An Adaptive Distributed Clock for Radar Networks

Abstract

An adaptive distributed time, frequency, and phase synchronization system for radar networks is described. This clock consists out of multiple identical sync-modules that provide the time and frequency reference to the respective radar nodes. The modules are connected in a daisy-chain fashion and supports two-way time transfer. These modules are universal and independent of the time transfer medium. This system offers a solution to global navigation satellite system (GNSS) denied scenarios, and to applications where a more robust and precise network-wide timing solution is required. It supports a multi input multi output (MIMO) control loop that continuously steers the individual module clocks collectively and adaptively to ensure optimal synchronization. The steering is adjusted based on both the particular radar mode, and the availability and quality of the respective time transfer paths. Continuous monitoring hardens the system against time spoofing and attack. This idea is novel in that the radar and clock interacts.
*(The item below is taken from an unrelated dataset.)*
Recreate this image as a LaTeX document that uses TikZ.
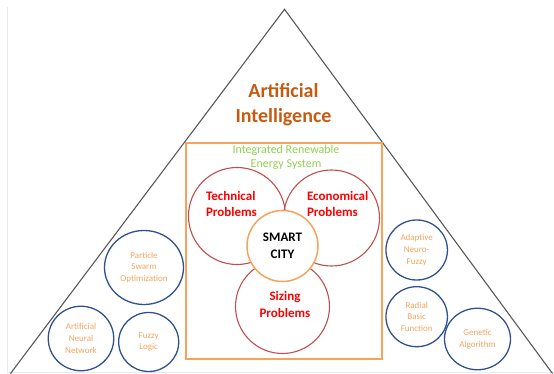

The radar can influence the synchronization parameters, while it can simultaneously adapt its own operation based on the reported level of node-to-node synchronization. Thus, the clock distribution is no longer a monolithic subsystem, as is often the case, but an integral part of the radar network. This paves the way to adaptive or fully cognitive radar networks where both the radar and timing system adapt to the circumstances. In this implementation, each module disciplines a stable local oscillator (STALO) to a 1 Hz time reference signal using two-way time transfer. The STALO then serves as the frequency reference to the radar node. This paper first develops the idea of an adaptive distributed clock. The system is fully modular and assembled from low-cost commercial off-the-shelf (COTS) parts. Its purpose is to serve as a research platform and software framework upon which sophisticated feedback and clock steering strategies could be developed and tested with the actual hardware in the loop. The initial prototype is verified using a preliminary PLL implementation and coax copper cable as time transfer medium. In the future, more sync-modules may be added and upgraded with Rubidium STALOs to offer two-way time transfer across RF for next generation radar networks.